* START Provided data *

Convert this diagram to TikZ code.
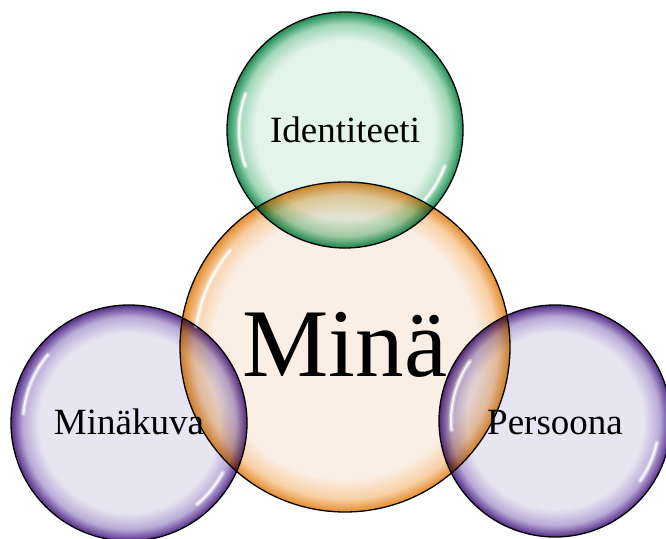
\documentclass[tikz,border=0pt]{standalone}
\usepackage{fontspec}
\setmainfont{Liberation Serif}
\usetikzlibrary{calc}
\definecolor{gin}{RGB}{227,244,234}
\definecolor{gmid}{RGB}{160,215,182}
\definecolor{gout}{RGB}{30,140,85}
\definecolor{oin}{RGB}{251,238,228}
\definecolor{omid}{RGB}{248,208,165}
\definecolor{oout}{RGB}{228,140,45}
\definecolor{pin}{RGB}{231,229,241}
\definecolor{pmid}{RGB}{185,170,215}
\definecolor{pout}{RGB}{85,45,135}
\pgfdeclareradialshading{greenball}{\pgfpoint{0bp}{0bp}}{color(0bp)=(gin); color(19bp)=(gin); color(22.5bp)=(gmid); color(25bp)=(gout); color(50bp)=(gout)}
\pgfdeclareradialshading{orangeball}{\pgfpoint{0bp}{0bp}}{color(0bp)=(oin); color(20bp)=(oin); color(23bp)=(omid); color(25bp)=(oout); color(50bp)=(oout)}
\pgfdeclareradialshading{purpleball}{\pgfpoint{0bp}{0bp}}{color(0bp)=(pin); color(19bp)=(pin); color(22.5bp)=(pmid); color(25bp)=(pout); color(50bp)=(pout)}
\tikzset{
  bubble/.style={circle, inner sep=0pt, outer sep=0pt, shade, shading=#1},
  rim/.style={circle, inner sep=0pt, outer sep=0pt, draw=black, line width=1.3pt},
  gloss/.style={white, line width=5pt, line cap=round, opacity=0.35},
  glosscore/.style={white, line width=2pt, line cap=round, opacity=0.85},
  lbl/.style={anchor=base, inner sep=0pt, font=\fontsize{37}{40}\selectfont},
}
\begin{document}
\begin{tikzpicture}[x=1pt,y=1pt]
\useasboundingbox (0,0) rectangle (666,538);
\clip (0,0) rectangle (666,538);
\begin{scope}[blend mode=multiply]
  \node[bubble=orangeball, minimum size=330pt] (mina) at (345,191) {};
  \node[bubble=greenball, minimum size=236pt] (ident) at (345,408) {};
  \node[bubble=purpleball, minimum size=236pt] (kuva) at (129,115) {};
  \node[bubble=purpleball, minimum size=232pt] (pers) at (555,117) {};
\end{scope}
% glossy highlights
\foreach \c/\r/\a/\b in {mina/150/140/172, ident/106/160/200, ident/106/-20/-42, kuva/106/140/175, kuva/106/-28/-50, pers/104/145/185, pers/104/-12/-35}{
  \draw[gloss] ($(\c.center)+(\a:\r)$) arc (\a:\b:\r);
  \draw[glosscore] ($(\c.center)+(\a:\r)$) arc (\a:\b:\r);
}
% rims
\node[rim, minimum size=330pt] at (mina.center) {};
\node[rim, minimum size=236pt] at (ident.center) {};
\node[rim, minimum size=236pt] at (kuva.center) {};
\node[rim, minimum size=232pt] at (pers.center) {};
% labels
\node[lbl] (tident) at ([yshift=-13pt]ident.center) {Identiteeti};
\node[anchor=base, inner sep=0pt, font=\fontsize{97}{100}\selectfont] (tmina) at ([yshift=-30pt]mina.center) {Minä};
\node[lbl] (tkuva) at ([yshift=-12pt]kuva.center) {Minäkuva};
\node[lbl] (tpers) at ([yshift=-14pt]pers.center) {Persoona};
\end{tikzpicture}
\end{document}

* END Provided data *
* START Provided data *

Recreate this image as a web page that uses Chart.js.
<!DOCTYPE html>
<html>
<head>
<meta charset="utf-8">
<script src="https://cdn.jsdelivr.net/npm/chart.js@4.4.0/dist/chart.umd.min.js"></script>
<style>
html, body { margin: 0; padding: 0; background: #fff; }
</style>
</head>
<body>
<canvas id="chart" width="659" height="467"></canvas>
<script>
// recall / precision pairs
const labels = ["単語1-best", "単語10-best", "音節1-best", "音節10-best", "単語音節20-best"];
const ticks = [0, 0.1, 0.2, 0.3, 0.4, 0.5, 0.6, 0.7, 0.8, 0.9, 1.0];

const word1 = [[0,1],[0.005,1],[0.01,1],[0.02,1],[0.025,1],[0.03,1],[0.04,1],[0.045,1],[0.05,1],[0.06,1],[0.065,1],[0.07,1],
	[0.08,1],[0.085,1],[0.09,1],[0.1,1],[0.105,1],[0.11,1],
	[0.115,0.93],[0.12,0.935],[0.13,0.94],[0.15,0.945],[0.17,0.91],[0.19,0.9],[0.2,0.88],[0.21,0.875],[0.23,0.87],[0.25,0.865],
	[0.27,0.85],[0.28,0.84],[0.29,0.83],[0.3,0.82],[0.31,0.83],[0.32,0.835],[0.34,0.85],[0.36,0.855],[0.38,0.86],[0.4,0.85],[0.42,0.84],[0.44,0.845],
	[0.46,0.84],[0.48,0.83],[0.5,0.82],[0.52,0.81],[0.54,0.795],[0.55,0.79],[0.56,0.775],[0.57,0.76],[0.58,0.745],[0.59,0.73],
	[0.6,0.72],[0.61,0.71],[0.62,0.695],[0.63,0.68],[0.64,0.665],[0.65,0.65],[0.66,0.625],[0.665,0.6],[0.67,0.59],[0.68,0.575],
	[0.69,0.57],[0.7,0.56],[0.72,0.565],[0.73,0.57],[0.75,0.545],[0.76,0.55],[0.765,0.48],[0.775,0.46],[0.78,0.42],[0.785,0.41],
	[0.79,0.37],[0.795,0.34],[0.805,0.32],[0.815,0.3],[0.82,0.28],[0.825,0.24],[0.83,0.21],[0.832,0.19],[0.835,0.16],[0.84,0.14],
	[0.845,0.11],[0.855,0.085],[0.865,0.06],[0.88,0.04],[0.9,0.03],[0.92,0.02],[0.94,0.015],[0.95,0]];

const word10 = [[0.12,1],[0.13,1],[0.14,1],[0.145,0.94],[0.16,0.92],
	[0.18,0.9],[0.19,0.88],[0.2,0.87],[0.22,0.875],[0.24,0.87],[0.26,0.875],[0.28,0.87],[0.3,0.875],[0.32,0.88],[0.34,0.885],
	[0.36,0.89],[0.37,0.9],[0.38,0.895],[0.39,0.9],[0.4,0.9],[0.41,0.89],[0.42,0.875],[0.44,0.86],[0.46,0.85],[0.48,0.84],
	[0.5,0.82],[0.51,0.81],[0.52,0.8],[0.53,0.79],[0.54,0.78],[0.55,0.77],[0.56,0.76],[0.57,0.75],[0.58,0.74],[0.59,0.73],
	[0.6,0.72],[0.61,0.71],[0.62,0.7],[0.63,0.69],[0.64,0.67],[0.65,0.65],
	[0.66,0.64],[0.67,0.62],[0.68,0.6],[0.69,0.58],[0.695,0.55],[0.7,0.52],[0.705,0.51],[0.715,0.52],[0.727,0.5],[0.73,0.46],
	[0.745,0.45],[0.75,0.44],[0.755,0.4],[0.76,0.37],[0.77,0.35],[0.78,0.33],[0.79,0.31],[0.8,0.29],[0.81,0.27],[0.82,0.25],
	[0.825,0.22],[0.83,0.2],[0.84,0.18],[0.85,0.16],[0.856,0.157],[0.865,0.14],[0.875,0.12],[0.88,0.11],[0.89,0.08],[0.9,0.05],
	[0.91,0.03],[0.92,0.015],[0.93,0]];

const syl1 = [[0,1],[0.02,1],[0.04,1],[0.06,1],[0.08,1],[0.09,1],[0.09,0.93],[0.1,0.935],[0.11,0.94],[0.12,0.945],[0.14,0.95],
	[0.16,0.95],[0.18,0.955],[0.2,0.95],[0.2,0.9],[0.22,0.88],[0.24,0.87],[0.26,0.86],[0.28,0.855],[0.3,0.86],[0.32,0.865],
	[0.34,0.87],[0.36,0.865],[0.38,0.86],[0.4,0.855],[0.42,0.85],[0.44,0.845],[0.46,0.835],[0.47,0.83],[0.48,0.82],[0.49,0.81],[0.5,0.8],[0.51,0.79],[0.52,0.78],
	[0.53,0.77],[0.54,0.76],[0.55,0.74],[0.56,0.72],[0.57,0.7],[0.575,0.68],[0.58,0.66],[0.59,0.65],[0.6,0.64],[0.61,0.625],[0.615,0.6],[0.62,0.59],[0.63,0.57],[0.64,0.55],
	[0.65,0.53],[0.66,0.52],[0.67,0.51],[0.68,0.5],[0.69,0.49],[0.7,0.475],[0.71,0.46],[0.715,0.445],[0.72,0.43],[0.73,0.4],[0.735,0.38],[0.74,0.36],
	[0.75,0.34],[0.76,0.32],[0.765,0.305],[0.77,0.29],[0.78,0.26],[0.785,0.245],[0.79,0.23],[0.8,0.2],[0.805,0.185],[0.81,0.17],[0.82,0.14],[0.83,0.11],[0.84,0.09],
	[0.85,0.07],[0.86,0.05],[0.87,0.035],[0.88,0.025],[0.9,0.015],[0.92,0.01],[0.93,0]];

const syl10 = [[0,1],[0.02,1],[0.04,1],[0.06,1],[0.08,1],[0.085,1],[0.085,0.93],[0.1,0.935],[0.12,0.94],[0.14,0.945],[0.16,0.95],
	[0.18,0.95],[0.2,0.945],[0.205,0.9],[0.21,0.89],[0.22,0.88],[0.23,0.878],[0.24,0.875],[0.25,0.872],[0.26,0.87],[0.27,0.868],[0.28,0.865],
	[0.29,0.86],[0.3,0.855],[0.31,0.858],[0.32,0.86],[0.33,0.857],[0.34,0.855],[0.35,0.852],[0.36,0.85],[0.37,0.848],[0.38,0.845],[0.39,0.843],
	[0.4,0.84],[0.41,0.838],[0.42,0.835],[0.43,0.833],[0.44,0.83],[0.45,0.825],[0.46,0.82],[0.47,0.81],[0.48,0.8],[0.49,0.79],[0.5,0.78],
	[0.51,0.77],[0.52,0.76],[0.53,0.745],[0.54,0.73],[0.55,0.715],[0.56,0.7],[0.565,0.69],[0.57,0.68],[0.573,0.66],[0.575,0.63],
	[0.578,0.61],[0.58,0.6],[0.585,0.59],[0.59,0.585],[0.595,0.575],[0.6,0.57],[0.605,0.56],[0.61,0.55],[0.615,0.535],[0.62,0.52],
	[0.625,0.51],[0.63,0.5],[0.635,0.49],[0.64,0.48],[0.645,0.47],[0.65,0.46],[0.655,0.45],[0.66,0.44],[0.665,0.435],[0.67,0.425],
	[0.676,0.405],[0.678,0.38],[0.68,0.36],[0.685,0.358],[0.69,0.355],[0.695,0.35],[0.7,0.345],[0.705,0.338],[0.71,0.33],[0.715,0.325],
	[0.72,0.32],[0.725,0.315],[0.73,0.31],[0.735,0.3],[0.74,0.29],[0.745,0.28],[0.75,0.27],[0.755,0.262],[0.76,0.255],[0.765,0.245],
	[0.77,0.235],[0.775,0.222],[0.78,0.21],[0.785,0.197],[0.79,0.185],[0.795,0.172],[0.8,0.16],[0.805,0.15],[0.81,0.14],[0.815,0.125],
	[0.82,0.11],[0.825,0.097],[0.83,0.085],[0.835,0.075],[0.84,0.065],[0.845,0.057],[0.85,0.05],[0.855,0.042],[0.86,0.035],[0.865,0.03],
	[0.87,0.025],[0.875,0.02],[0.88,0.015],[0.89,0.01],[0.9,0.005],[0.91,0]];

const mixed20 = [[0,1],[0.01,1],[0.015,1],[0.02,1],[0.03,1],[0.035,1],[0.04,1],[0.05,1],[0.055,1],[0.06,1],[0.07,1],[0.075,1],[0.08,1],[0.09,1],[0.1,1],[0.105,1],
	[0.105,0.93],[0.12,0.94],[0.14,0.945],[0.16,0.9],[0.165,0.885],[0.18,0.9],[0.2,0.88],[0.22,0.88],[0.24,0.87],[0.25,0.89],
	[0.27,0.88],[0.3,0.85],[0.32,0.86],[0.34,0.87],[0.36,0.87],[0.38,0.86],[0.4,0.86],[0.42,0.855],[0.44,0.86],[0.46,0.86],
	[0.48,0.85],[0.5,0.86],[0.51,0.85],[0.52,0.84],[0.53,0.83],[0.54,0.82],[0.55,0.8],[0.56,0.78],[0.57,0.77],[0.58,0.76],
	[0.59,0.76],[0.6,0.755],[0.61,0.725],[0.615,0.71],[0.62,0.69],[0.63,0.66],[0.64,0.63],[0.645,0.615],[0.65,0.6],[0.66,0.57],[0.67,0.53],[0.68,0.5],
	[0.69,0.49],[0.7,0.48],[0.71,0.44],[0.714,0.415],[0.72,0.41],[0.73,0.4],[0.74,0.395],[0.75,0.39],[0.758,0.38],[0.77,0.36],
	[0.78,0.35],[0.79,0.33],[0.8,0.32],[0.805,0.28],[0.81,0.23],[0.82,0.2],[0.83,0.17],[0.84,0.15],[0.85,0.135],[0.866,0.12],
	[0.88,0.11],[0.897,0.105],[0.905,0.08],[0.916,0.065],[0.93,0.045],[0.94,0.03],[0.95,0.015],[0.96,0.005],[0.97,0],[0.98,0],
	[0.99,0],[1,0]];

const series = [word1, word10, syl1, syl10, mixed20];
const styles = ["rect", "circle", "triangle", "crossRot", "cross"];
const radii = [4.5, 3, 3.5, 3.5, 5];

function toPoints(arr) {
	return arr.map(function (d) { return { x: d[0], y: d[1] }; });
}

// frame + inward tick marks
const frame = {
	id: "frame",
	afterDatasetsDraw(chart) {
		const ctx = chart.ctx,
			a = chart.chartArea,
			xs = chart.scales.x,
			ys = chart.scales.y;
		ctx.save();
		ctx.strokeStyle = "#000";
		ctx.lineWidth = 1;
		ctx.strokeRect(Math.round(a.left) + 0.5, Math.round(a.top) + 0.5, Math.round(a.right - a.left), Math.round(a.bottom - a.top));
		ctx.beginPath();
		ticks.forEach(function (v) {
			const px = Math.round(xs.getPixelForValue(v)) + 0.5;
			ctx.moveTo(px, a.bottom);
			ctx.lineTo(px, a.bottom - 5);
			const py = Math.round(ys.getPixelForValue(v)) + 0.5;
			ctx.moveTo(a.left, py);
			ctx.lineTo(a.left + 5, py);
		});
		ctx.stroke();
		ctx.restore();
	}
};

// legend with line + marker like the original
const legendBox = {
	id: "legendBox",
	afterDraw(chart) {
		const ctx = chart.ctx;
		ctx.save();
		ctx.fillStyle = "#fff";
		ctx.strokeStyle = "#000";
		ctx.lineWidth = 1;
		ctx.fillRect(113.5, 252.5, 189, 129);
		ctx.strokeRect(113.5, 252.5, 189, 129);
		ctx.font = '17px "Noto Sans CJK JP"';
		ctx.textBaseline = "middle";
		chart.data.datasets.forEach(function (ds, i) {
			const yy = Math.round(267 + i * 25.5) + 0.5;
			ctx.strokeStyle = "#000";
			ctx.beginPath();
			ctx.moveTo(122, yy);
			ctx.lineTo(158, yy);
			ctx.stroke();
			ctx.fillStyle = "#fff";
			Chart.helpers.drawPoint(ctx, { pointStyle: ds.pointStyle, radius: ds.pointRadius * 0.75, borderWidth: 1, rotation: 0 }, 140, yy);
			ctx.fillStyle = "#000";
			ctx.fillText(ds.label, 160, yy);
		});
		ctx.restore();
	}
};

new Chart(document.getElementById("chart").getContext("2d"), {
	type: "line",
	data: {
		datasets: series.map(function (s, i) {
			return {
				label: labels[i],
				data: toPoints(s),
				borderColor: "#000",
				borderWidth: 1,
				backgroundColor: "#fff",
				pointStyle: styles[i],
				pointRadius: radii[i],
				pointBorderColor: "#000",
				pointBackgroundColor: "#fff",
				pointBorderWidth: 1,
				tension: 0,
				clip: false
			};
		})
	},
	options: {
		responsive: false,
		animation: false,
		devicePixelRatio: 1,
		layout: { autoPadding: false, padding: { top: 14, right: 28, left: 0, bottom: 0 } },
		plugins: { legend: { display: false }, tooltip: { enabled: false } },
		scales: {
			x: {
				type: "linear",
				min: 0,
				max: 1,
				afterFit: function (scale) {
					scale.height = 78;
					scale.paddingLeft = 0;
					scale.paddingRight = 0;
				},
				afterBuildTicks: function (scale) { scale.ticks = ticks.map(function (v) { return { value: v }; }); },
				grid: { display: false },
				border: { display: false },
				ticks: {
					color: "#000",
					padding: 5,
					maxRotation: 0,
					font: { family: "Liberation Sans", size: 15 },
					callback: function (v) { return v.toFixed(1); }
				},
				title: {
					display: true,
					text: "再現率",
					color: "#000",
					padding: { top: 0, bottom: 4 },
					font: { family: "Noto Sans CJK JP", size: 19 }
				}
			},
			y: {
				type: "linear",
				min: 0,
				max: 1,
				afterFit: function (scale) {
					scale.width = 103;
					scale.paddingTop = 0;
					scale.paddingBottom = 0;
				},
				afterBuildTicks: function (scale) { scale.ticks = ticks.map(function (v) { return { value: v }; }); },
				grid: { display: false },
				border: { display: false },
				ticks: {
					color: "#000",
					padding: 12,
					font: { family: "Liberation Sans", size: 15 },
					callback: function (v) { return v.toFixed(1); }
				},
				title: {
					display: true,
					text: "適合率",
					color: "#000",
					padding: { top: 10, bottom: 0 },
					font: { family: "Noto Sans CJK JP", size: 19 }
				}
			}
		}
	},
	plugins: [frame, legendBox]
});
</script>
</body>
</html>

* END Provided data *
* START Provided data *

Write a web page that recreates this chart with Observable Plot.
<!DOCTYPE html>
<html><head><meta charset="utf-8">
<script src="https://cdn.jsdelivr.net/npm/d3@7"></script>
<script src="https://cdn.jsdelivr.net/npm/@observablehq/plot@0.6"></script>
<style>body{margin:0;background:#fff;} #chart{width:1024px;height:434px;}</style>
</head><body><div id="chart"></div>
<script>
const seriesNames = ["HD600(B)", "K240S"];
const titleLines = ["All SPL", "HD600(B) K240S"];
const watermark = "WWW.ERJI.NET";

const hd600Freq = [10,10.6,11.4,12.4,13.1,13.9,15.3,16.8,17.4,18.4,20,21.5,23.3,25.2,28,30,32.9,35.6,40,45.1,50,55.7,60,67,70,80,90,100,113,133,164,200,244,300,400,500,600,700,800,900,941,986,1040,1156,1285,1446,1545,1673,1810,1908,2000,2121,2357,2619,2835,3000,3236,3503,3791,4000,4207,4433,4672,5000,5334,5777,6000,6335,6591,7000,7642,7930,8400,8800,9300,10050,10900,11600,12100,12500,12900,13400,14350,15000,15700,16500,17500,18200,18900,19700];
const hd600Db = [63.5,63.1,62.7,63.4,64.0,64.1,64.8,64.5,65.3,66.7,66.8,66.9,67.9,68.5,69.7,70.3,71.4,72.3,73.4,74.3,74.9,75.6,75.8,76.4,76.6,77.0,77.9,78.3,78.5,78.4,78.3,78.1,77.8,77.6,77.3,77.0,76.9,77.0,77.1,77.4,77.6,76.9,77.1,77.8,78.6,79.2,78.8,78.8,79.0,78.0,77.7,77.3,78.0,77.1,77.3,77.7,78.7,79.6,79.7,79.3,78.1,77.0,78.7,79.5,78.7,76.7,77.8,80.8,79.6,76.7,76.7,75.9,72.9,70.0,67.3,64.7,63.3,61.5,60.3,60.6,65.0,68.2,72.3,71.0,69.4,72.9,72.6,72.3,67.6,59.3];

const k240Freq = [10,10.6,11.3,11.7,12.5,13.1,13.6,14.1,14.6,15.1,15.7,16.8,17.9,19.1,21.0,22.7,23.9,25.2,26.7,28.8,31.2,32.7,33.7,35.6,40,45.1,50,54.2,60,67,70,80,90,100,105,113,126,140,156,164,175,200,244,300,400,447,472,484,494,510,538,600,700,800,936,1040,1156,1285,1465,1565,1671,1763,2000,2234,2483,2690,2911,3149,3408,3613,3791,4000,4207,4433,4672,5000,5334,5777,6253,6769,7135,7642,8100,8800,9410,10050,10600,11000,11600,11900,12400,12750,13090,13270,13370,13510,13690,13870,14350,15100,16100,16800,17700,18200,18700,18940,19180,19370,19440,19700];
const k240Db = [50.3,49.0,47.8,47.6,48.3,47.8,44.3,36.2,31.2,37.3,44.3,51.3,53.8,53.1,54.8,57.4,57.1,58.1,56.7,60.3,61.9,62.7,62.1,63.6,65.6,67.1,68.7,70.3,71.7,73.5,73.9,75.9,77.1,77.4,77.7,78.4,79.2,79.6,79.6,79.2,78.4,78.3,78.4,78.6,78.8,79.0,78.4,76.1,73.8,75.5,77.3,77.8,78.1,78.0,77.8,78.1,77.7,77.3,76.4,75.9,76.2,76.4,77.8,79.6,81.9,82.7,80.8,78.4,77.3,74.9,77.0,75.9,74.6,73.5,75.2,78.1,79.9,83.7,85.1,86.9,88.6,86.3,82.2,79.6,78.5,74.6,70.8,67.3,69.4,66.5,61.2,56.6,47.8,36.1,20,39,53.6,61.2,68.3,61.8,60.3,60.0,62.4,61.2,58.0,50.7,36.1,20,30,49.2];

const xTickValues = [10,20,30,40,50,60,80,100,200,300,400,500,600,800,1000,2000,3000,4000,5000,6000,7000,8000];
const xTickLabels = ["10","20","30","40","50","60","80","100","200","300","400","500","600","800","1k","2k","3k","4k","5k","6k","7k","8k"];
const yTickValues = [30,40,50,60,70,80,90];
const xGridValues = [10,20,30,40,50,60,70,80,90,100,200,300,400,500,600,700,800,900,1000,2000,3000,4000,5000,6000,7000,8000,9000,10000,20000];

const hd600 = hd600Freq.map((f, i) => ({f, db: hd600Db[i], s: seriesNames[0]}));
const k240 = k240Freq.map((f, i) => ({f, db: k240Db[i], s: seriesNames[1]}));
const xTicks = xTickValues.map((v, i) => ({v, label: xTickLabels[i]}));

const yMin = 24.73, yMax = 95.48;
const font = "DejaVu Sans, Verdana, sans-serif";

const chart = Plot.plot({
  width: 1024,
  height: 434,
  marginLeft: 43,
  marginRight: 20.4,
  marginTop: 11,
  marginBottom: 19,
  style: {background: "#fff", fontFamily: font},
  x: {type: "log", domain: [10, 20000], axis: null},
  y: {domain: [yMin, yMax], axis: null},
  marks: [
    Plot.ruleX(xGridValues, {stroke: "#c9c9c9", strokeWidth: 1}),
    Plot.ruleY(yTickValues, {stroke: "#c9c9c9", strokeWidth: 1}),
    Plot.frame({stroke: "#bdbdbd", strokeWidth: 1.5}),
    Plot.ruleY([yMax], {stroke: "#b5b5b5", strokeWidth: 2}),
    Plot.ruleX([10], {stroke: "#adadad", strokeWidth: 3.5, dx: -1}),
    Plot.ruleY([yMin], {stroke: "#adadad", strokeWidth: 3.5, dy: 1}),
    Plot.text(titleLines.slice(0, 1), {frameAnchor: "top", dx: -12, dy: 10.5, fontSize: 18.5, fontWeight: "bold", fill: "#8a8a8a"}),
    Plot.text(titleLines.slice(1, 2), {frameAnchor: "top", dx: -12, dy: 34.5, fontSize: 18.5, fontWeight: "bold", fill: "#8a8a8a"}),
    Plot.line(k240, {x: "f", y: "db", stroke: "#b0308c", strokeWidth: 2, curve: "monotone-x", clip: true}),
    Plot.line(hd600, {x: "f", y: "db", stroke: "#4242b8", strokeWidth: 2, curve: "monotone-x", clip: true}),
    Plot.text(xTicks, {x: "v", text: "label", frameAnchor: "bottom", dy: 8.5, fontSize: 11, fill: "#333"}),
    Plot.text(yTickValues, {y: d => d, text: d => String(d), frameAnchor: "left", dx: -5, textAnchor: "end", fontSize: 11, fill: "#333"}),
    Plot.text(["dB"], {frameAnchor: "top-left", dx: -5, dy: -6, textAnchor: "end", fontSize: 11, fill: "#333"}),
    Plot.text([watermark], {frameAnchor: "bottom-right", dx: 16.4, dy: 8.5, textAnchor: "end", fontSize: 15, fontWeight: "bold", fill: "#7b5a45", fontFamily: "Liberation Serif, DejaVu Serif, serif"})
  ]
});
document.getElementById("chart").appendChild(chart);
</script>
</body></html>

* END Provided data *

Only the lines from the one containing "Recreate this image" to the one containing "0.8, 0.9, 1.0];" are to be printed, both ends included, exactly as written.

# Exercise response
Recreate this image as a web page that uses Chart.js.
<!DOCTYPE html>
<html>
<head>
<meta charset="utf-8">
<script src="https://cdn.jsdelivr.net/npm/chart.js@4.4.0/dist/chart.umd.min.js"></script>
<style>
html, body { margin: 0; padding: 0; background: #fff; }
</style>
</head>
<body>
<canvas id="chart" width="659" height="467"></canvas>
<script>
// recall / precision pairs
const labels = ["単語1-best", "単語10-best", "音節1-best", "音節10-best", "単語音節20-best"];
const ticks = [0, 0.1, 0.2, 0.3, 0.4, 0.5, 0.6, 0.7, 0.8, 0.9, 1.0];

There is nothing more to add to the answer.